Could you retype the lines below, starting at the line holding "Output the Python" and stopping at the line holding "nu = [round(-3", inclusive? Copy them exactly and drop the images.
[Begin]
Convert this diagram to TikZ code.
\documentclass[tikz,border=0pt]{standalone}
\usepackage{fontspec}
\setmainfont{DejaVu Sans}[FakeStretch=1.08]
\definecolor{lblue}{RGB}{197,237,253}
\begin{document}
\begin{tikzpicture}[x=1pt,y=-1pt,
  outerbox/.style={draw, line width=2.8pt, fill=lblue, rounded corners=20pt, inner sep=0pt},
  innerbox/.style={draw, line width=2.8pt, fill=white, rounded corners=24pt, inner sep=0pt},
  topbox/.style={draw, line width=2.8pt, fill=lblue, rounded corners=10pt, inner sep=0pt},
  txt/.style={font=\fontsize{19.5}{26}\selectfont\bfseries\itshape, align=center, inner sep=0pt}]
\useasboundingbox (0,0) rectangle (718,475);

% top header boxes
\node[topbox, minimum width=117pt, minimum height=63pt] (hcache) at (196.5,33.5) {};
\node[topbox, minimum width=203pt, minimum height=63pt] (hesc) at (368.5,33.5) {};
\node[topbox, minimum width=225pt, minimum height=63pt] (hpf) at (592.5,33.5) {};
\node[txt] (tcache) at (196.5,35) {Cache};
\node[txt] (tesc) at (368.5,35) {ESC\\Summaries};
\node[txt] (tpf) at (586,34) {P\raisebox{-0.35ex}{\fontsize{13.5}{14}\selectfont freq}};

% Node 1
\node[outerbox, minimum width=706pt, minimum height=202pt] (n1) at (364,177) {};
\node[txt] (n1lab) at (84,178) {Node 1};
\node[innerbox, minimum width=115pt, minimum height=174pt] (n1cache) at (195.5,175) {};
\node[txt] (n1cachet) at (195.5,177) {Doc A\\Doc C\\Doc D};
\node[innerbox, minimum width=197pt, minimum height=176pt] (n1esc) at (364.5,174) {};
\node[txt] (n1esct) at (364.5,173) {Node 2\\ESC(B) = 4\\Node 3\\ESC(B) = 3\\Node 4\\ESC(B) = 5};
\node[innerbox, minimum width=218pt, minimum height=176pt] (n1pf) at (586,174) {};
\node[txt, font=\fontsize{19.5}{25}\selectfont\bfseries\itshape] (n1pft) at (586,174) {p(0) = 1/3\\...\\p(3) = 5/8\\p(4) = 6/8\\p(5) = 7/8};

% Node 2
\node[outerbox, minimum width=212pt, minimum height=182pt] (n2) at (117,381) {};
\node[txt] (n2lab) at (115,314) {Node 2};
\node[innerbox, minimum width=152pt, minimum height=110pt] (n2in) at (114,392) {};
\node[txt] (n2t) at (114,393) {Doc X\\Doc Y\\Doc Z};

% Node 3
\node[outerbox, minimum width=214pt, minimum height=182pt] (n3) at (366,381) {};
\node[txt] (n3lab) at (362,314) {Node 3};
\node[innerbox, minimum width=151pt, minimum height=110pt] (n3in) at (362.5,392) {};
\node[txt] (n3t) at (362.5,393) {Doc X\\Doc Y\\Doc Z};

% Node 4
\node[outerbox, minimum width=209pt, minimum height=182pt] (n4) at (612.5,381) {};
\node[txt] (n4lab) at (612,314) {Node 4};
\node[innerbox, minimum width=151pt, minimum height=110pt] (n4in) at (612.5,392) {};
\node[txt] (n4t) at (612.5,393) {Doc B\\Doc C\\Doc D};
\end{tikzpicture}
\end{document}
[End]
[Begin]
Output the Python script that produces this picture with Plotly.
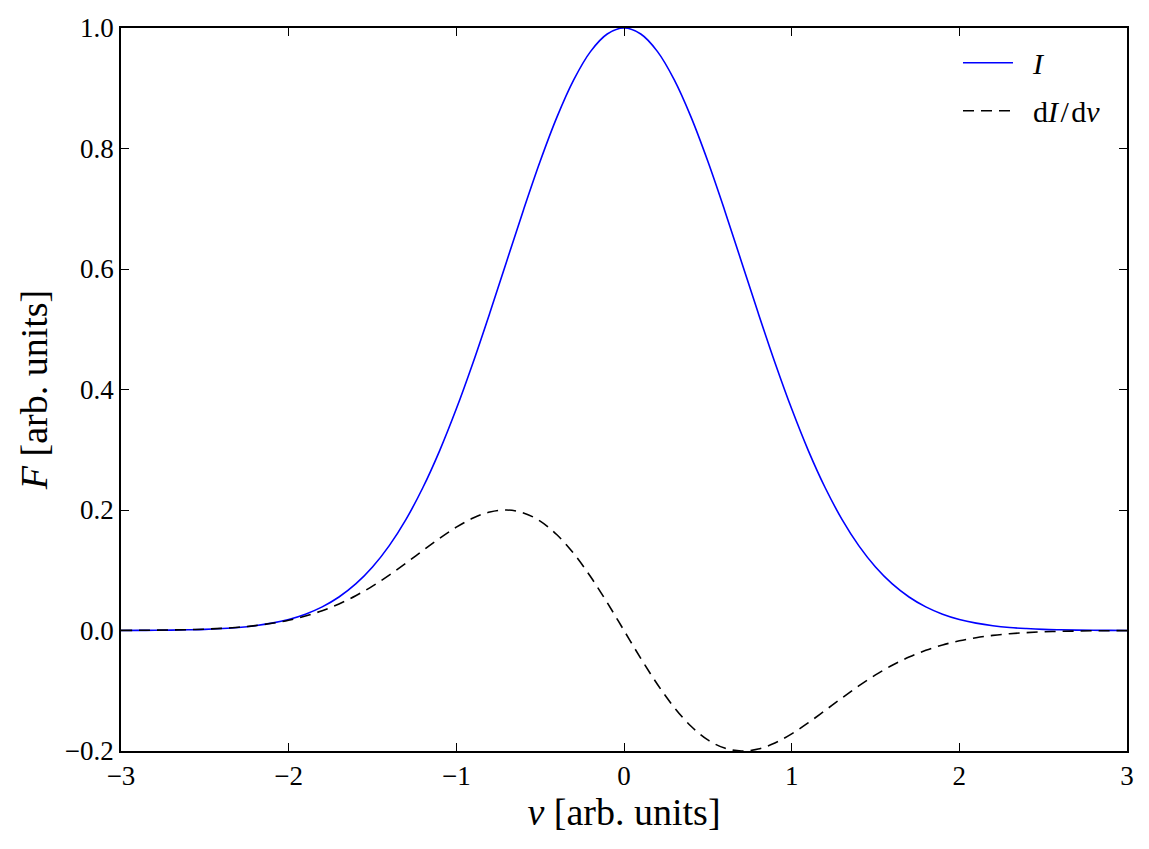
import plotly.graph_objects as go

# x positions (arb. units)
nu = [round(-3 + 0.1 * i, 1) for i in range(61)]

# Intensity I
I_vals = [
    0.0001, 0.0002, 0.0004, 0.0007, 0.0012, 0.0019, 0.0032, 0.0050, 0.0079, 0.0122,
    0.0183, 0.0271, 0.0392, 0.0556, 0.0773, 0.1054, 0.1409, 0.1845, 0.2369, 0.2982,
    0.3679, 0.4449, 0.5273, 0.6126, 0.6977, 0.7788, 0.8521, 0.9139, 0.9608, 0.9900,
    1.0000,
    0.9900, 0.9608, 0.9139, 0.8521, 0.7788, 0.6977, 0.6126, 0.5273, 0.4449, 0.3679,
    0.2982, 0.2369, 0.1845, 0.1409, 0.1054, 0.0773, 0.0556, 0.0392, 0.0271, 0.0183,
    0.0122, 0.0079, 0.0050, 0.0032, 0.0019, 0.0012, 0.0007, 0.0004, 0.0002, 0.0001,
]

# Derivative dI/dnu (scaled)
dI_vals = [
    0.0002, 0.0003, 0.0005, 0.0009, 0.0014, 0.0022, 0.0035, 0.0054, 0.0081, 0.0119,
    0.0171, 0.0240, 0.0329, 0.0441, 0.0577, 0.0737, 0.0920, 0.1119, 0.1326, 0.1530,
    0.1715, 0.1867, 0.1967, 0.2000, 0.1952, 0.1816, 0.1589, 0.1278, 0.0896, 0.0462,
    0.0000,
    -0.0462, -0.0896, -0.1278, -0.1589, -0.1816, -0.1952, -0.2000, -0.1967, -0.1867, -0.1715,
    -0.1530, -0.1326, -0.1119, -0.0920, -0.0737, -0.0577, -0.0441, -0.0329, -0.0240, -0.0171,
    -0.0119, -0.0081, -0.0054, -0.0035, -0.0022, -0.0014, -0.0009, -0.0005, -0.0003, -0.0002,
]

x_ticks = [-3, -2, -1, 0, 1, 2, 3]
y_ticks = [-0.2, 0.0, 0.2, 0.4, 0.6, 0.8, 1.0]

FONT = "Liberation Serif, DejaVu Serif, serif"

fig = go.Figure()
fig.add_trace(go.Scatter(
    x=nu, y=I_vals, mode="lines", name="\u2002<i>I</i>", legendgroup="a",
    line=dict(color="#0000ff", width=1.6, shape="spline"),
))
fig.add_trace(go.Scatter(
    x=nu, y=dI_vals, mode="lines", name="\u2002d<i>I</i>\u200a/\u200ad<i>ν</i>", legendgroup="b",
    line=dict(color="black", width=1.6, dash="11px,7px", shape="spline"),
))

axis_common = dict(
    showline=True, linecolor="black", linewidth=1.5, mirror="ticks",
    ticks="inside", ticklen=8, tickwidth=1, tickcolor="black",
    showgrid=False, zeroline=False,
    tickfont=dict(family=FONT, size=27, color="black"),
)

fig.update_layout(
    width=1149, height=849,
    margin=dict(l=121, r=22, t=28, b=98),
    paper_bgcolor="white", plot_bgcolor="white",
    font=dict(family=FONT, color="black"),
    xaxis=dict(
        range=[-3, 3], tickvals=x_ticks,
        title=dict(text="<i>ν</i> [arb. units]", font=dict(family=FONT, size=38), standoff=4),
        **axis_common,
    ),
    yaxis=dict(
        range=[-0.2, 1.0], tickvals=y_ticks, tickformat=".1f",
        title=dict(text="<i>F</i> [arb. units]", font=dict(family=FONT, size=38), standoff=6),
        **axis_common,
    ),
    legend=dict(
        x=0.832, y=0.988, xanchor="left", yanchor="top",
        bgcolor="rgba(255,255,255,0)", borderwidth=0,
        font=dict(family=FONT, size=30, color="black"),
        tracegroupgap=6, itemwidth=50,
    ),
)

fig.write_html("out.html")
[End]
[Response for this exercise]:
Output the Python script that produces this picture with Plotly.
import plotly.graph_objects as go

# x positions (arb. units)
nu = [round(-3 + 0.1 * i, 1) for i in range(61)]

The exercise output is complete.